2016 Fiscal Year Research-status Report
長期間時系列解析に基づいた看護師の過労死予防のための簡便なチェックリストの開発
Project/Area Number |
16K12017
|
Research Institution | The Ohara Memorial Institute for Science of Labour |
Principal Investigator |
佐々木 司 公益財団法人大原記念労働科学研究所, 研究部, 主任研究員 (10260134)
|
Project Period (FY) |
2016-04-01 – 2019-03-31
|
Keywords | 過労死 / 循環器負担 / 長期観察 / ホームポリグラフィー / ヒアリング / 週内性疲労 / 疲労感 / ストレス感 |
Outline of Annual Research Achievements |
実生活における過労状態を客観的に測定することを目的として,11月4日から年度末の繁忙期を経た5月14日までの長期間(6か月間:197日)にわたり,40代のホワイトカラー労働者の連続睡眠ポリグラフィー(Home Polysomnography),直腸温および疲労感,ストレス感のデータを解析した。 疲労感・ストレス感は,眠気の自覚,疲労感,電極装着前睡眠,睡眠慣性,中途覚醒,注意睡眠,夢の自覚,心拍数の増大,体調の悪化から評価した。その結果,まず過労は,1週間内に現れる週内性疲労を介して生じることが明らかになった。週内の発生率は,眠気の自覚(土曜日;22.2%),疲労感(月曜日;10.7%),電極装着前睡眠(土曜日;22.2%),睡眠慣性(日曜日;14.3%),心拍数の増大(日曜日;21.4%),体調の悪化(土曜日;18.5%),中途覚醒の混入(水曜日;19.4%),注意睡眠(火曜日18.9%),夢の自覚(火曜日;35.7%)であり,曜日による出現率の特徴が見られた。

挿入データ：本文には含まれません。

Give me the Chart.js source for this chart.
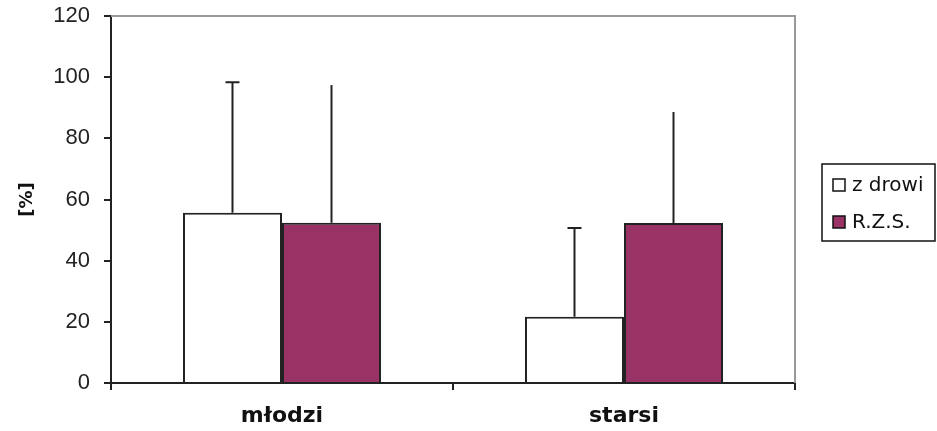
<!DOCTYPE html>
<html>
<head>
<meta charset="utf-8">
<script src="https://cdn.jsdelivr.net/npm/chart.js@4"></script>
<style>
  html, body { margin: 0; padding: 0; background: #fff; }
  #wrap { width: 937px; height: 431px; }
</style>
</head>
<body>
<div id="wrap"><canvas id="chart" width="937" height="431"></canvas></div>
<script>
// Chart data
const categories = ['młodzi', 'starsi'];
const seriesNames = ['z drowi', 'R.Z.S.'];
const zdrowiMean = [55.7, 21.7];
const zdrowiSD = [42.6, 29.0];
const rzsMean = [52.4, 52.3];
const rzsSD = [45.0, 36.3];
const yTicks = [0, 20, 40, 60, 80, 100, 120];

// Error bars drawn from the y scale of the chart
const errorBars = {
    id: 'errorBars',
    afterDatasetsDraw(chart) {
        const ctx = chart.ctx;
        const yScale = chart.scales.y;
        chart.data.datasets.forEach((ds, i) => {
            const meta = chart.getDatasetMeta(i);
            meta.data.forEach((bar, j) => {
                const top = yScale.getPixelForValue(ds.data[j] + ds.errors[j]);
                const base = yScale.getPixelForValue(ds.data[j]);
                ctx.save();
                ctx.strokeStyle = '#222';
                ctx.lineWidth = 2;
                ctx.beginPath();
                ctx.moveTo(bar.x, base);
                ctx.lineTo(bar.x, top);
                if (ds.capWidth) {
                    ctx.moveTo(bar.x - ds.capWidth / 2, top);
                    ctx.lineTo(bar.x + ds.capWidth / 2, top);
                }
                ctx.stroke();
                ctx.restore();
            });
        });
    }
};

// Grey frame at top/right and the boxed legend at the right
const frameAndLegend = {
    id: 'frameAndLegend',
    beforeDatasetsDraw(chart) {
        const { ctx, chartArea: a } = chart;
        ctx.save();
        ctx.strokeStyle = '#999';
        ctx.lineWidth = 2;
        ctx.beginPath();
        ctx.moveTo(a.left, a.top);
        ctx.lineTo(a.right, a.top);
        ctx.lineTo(a.right, a.bottom);
        ctx.stroke();
        ctx.restore();
    },
    afterDraw(chart) {
        const ctx = chart.ctx;
        const x0 = 822, y0 = 164, w = 113, h = 77;
        ctx.save();
        ctx.strokeStyle = '#111';
        ctx.lineWidth = 1.5;
        ctx.strokeRect(x0, y0, w, h);
        ctx.font = '20px "DejaVu Sans"';
        ctx.textBaseline = 'middle';
        chart.data.datasets.forEach((ds, i) => {
            const cy = 185 + i * 37;
            ctx.fillStyle = ds.backgroundColor;
            ctx.fillRect(833, cy - 6, 12, 12);
            ctx.strokeStyle = '#111';
            ctx.lineWidth = 1.5;
            ctx.strokeRect(833, cy - 6, 12, 12);
            ctx.fillStyle = '#111';
            ctx.fillText(ds.label, 852, cy + 1);
        });
        ctx.restore();
    }
};

new Chart(document.getElementById('chart'), {
    type: 'bar',
    data: {
        labels: categories,
        datasets: [
            {
                label: seriesNames[0],
                data: zdrowiMean,
                errors: zdrowiSD,
                capWidth: 14,
                backgroundColor: '#ffffff',
                borderColor: '#222',
                borderWidth: 2
            },
            {
                label: seriesNames[1],
                data: rzsMean,
                errors: rzsSD,
                capWidth: 0,
                backgroundColor: '#993366',
                borderColor: '#222',
                borderWidth: 2
            }
        ]
    },
    options: {
        responsive: false,
        animation: false,
        layout: { padding: { top: 16, right: 142, bottom: 0, left: 0 } },
        plugins: {
            legend: { display: false },
            tooltip: { enabled: false }
        },
        datasets: {
            bar: { categoryPercentage: 0.579, barPercentage: 1 }
        },
        scales: {
            x: {
                offset: true,
                grid: { offset: true, drawOnChartArea: false, drawTicks: true, tickLength: 7, color: '#222', lineWidth: 2 },
                border: { color: '#222', width: 2 },
                ticks: {
                    padding: 13,
                    color: '#111',
                    font: { family: 'DejaVu Sans', size: 22, weight: 'bold' }
                },
                afterFit: s => { s.height = 48; s.paddingLeft = 0; s.paddingRight = 0; }
            },
            y: {
                min: 0,
                max: 120,
                afterBuildTicks: s => { s.ticks = yTicks.map(v => ({ value: v })); },
                grid: { drawOnChartArea: false, drawTicks: true, tickLength: 7, color: '#222', lineWidth: 2 },
                border: { color: '#222', width: 2 },
                ticks: {
                    padding: 14,
                    color: '#222',
                    font: { family: '"Liberation Sans", Arial', size: 22 }
                },
                title: {
                    display: true,
                    text: '[%]',
                    color: '#111',
                    padding: { top: 17, bottom: 0 },
                    font: { family: 'DejaVu Sans', size: 18, weight: 'bold' }
                },
                afterFit: s => { s.width = 111; s.paddingTop = 0; s.paddingBottom = 0; }
            }
        }
    },
    plugins: [errorBars, frameAndLegend]
});
</script>
</body>
</html>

調査対象者は,週末の睡眠で疲労を回復させようとして睡眠をとるが,それが出来ない場合は,翌週まで疲労が継続する様子が観察された。とくに注意睡眠,夢の自覚,中途覚醒の混入のようなストレス要因が週初めに生じる特徴は,ストレスが疲労を過労にするモデルを踏襲した。6か月間で就床時刻は19時~3時に広い範囲に分布していたが,起床時刻は4時~8時と狭い範囲の分布を示した。また負担および疲労要因は,ホワイトカラー労働者の業務繁忙となる年度末(3月)に向かって増大する傾向が示された。さらに6か月間の時系列観察の中,睡眠深度4の最中の心拍数が異常に亢進する日(41拍/30秒)が含まれていた。
|
Current Status of Research Progress |
Current Status of Research Progress
1: Research has progressed more than it was originally planned.
Reason
本年度前期のホワイトカラー労働者の過労状態と睡眠の連続測定に置いて,長期間の過労の進展状態が捉えられたため,後期に行うはずであったトラックドライバーの長期観察は行わず,最終目的の看護師の過労死予防のための長期的な過労観察法を念頭に置いて,現場調査およびヒアリングを行った。現場調査は,夜勤時の仮眠とメラトニンの関係を測定した。ヒアリングは,全国15か所の病院病棟看護師に行い,その中には過労死された看護師の家族,過労障害として生存している看護師の事例も含まれている。
|
Strategy for Future Research Activity |
これまでの知見の論文化を行いピアレヴューを得る。平成28年度後期に行ったヒアリングと長期客観的データの整合性を検討する。